O que seria simples de resolver, tornou-se assim complicado de explicar. Esperteza de parentes vivos? Simples falha dos cartórios, que não estariam comunicando à Previdência os falecimentos todos? Mas por qual motivo um bloqueio total sem pré-aviso? Que o diga Benedito Alberto Brunca, diretor de benefícios do INSS, destacado para tentar explicar à nação, através da imprensa, as razões da antipática medida. Até que o ministro da Previdência em pessoa, Ricardo Berzoini, resolveu pacificar a questão, por ele, também em pessoa, antes conturbada. Subitamente tomado pelo bom-senso, deu a contra-ordem e recolocou à disposição dos velhinhos o dinheiro que lhes é devido sem maiores exigências.

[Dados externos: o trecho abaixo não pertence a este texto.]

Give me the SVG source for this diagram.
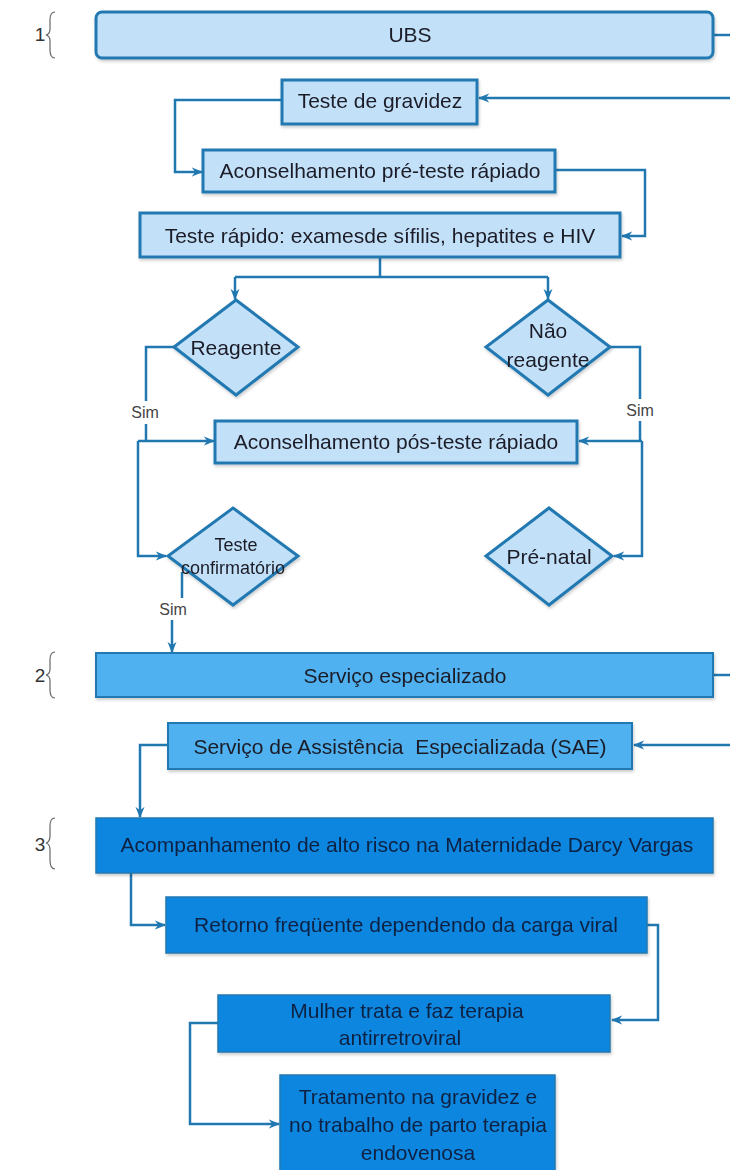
<svg xmlns="http://www.w3.org/2000/svg" width="730" height="1170" viewBox="0 0 730 1170">
<style>
.l{fill:#c2e1f9;stroke:#2178b0;stroke-width:3}
.m{fill:#4fb1ef;stroke:#2178b0;stroke-width:2}
.d{fill:#0b86e0;stroke:#2178b0;stroke-width:1.5}
.t{font-family:"Liberation Sans",Arial,sans-serif;font-size:21px;fill:#1c1c28;text-anchor:middle;dominant-baseline:central}
.td{fill:#0b2142}
.s{font-family:"Liberation Sans",Arial,sans-serif;font-size:16px;fill:#444;text-anchor:middle;dominant-baseline:central}
.n{font-family:"Liberation Sans",Arial,sans-serif;font-size:19px;fill:#333;text-anchor:middle;dominant-baseline:central}
.c{fill:none;stroke:#2178b0;stroke-width:2.5}
.b{fill:none;stroke:#666;stroke-width:1.2}
</style>
<defs>
<marker id="a" viewBox="0 0 10 10" refX="9" refY="5" markerWidth="4.5" markerHeight="4.5" orient="auto" markerUnits="strokeWidth"><path d="M0,1 L10,5 L0,9 L3,5 z" fill="#2178b0"/></marker>
<filter id="sh" x="-5%" y="-10%" width="110%" height="130%"><feDropShadow dx="1" dy="2" stdDeviation="1.5" flood-color="#000" flood-opacity="0.2"/></filter>
</defs>
<g id="labels">
<text class="n" x="40" y="34">1</text>
<path class="b" d="M55,12 Q50,12 50,20 L50,29 Q50,34 46,35 Q50,36 50,41 L50,50 Q50,58 55,58"/>
<text class="n" x="40" y="675">2</text>
<path class="b" d="M55,652 Q50,652 50,660 L50,669 Q50,674 46,675 Q50,676 50,681 L50,690 Q50,698 55,698"/>
<text class="n" x="40" y="844">3</text>
<path class="b" d="M55,818 Q50,818 50,826 L50,836 Q50,842 46,843 Q50,844 50,850 L50,860 Q50,869 55,869"/>
</g>
<g id="connectors">
<path class="c" d="M713,35 H730"/>
<path class="c" d="M730,98 H479" marker-end="url(#a)"/>
<path class="c" d="M282,100 H175 V172 H202" marker-end="url(#a)"/>
<path class="c" d="M555,170 H645 V236 H622" marker-end="url(#a)"/>
<path class="c" d="M380,257 V277"/>
<path class="c" d="M235,277 H548"/>
<path class="c" d="M235,277 V299" marker-end="url(#a)"/>
<path class="c" d="M548,277 V299" marker-end="url(#a)"/>
<path class="c" d="M174,347 H146 V401"/>
<path class="c" d="M146,424 V441"/>
<path class="c" d="M138,441 H214" marker-end="url(#a)"/>
<path class="c" d="M138,441 V556 H166" marker-end="url(#a)"/>
<path class="c" d="M610,347 H640 V399"/>
<path class="c" d="M640,421 V441"/>
<path class="c" d="M642,441 H579" marker-end="url(#a)"/>
<path class="c" d="M642,441 V556 H614" marker-end="url(#a)"/>
<path class="c" d="M182,572 V598"/>
<path class="c" d="M172,620 V652" marker-end="url(#a)"/>
<path class="c" d="M713,675 H730"/>
<path class="c" d="M730,745 H634" marker-end="url(#a)"/>
<path class="c" d="M168,745 H140 V817" marker-end="url(#a)"/>
<path class="c" d="M131,873 V925 H165" marker-end="url(#a)"/>
<path class="c" d="M647,925 H658 V1020 H612" marker-end="url(#a)"/>
<path class="c" d="M218,1023 H190 V1124 H279" marker-end="url(#a)"/>
<text class="s" x="145" y="412">Sim</text>
<text class="s" x="640" y="410">Sim</text>
<text class="s" x="173" y="609">Sim</text>
</g>
<g id="ubs" filter="url(#sh)"><rect class="l" x="96" y="12" width="617" height="46" rx="6" stroke-width="2"/><text class="t" x="410" y="34">UBS</text></g>
<g id="gravidez" filter="url(#sh)"><rect class="l" x="282" y="80" width="195" height="44"/><text class="t" x="380" y="100">Teste de gravidez</text></g>
<g id="preteste" filter="url(#sh)"><rect class="l" x="203" y="150" width="352" height="42"/><text class="t" x="380" y="170">Aconselhamento pré-teste rápiado</text></g>
<g id="testerapido" filter="url(#sh)"><rect class="l" x="140" y="213" width="480" height="44"/><text class="t" x="380" y="235">Teste rápido: examesde sífilis, hepatites e HIV</text></g>
<g id="reagente" filter="url(#sh)"><polygon class="l" stroke-width="2" points="236,300 298,347 236,395 174,347"/><text class="t" x="236" y="347">Reagente</text></g>
<g id="naoreagente" filter="url(#sh)"><polygon class="l" stroke-width="2" points="548,300 610,347 548,395 486,347"/><text class="t" x="548" y="330">Não</text><text class="t" x="548" y="359">reagente</text></g>
<g id="posteste" filter="url(#sh)"><rect class="l" x="215" y="421" width="362" height="42"/><text class="t" x="396" y="441">Aconselhamento pós-teste rápiado</text></g>
<g id="confirmatorio" filter="url(#sh)"><polygon class="l" stroke-width="2" points="233,508 298,556 233,605 168,556"/><text class="t" x="236" y="545" style="font-size:18px">Teste</text><text class="t" x="233" y="568" style="font-size:18px">confirmatório</text></g>
<g id="prenatal" filter="url(#sh)"><polygon class="l" stroke-width="2" points="549,508 612,556 549,605 486,556"/><text class="t" x="549" y="556">Pré-natal</text></g>
<g id="especializado" filter="url(#sh)"><rect class="m" x="96" y="653" width="617" height="44"/><text class="t" x="405" y="675">Serviço especializado</text></g>
<g id="sae" filter="url(#sh)"><rect class="m" x="168" y="723" width="464" height="46"/><text class="t" x="400" y="746" style="white-space:pre">Serviço de Assistência  Especializada (SAE)</text></g>
<g id="altorisco" filter="url(#sh)"><rect class="d" x="96" y="818" width="617" height="55"/><text class="t td" x="407" y="844">Acompanhamento de alto risco na Maternidade Darcy Vargas</text></g>
<g id="retorno" filter="url(#sh)"><rect class="d" x="166" y="897" width="481" height="56"/><text class="t td" x="406" y="924">Retorno freqüente dependendo da carga viral</text></g>
<g id="mulher" filter="url(#sh)"><rect class="d" x="218" y="995" width="392" height="57"/><text class="t td" x="407" y="1010">Mulher trata e faz terapia</text><text class="t td" x="400" y="1037">antirretroviral</text></g>
<g id="tratamento" filter="url(#sh)"><rect class="d" x="280" y="1075" width="275" height="100"/><text class="t td" x="418" y="1096">Tratamento na gravidez e</text><text class="t td" x="418" y="1124">no trabalho de parto terapia</text><text class="t td" x="418" y="1152">endovenosa</text></g>
</svg>
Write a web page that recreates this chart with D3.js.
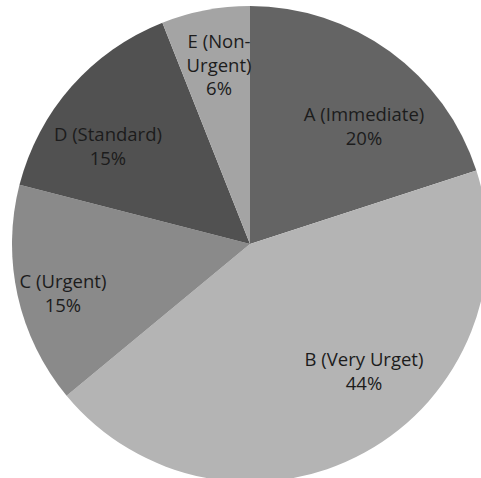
<!DOCTYPE html>
<html>
<head>
<meta charset="utf-8">
<script src="https://cdn.jsdelivr.net/npm/d3@7"></script>
<style>
  html, body { margin: 0; padding: 0; background: #fff; }
  svg { display: block; }
</style>
</head>
<body>
<div id="chart"></div>
<script>
// Triage categories and their share of patients (percent)
const categories = ["A (Immediate)", "B (Very Urget)", "C (Urgent)", "D (Standard)", "E (Non-Urgent)"];
const values = [20, 44, 15, 15, 6];
const colors = ["#646464", "#b4b4b4", "#8a8a8a", "#515151", "#a4a4a4"];
// Label text split into lines for wrapping inside narrow slices
const labelLines = [
  ["A (Immediate)"],
  ["B (Very Urget)"],
  ["C (Urgent)"],
  ["D (Standard)"],
  ["E (Non-", "Urgent)"]
];
// Label block centres, as fractions of the radius relative to the pie centre
const labelAnchors = [
  [0.479, -0.494],
  [0.479, 0.534],
  [-0.786, 0.210],
  [-0.597, -0.408],
  [-0.130, -0.752]
];

const width = 481, height = 478;
const cx = 250, cy = 244, radius = 238;

const svg = d3.select("#chart").append("svg")
  .attr("width", width).attr("height", height);

const g = svg.append("g").attr("transform", `translate(${cx},${cy})`);

const data = categories.map((c, i) => ({ name: c, value: values[i], color: colors[i], lines: labelLines[i], anchor: labelAnchors[i] }));

const pie = d3.pie().value(d => d.value).sort(null);
const arc = d3.arc().innerRadius(0).outerRadius(radius);

const arcs = pie(data);

g.selectAll("path.slice")
  .data(arcs)
  .join("path")
  .attr("class", "slice")
  .attr("d", arc)
  .attr("fill", d => d.data.color);

const lineH = 24;
const labels = g.selectAll("text.label")
  .data(arcs)
  .join("text")
  .attr("class", "label")
  .attr("text-anchor", "middle")
  .attr("font-family", "'Open Sans', 'Noto Sans', sans-serif")
  .attr("font-size", 18.5)
  .attr("fill", "#1c1c1c")
  .attr("transform", d => `translate(${d.data.anchor[0] * radius},${d.data.anchor[1] * radius})`);

labels.each(function(d) {
  const lines = d.data.lines.concat([d3.format("d")(d.data.value) + "%"]);
  const t = d3.select(this);
  const startY = -((lines.length - 1) * lineH) / 2;
  lines.forEach((ln, i) => {
    t.append("tspan")
      .attr("x", 0)
      .attr("y", startY + i * lineH)
      .attr("dy", "0.35em")
      .text(ln);
  });
});
</script>
</body>
</html>
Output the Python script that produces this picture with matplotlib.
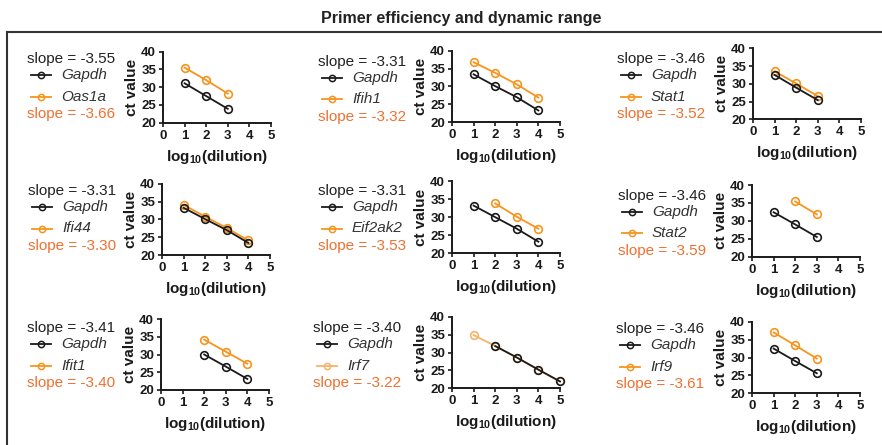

Neste Brasil às vezes surrealista ainda se cultiva um péssimo hábito. Todo mundo é culpado até provar inocência. No presente caso, seria muito mais fácil e simples controlar (afinal, a informática está aí para isso) os cartórios que ganham dinheiro fácil com o trâmite de tantos papéis inúteis, sem molestar pessoas no fim da linha da existência. Se os cartórios passassem a fazer a lição de casa como devem, estaríamos livres da suspeita e o INSS poderia ter a certeza de que nenhuma “Jorgina” sexagenária duraria mais que o necessário. Ainda dá tempo de tentar resolver o problema por essa via. Aliás, é obrigação desses órgãos – Previdência, Funasa e cartórios. De nada adianta cruzar bancos de dados que custam uma fortuna em programação e em manutenção para morrer na praia, isto é, na alimentação desses dados que, assim como estão, tornam um sistema tão burro quanto acintoso à dignidade das pessoas.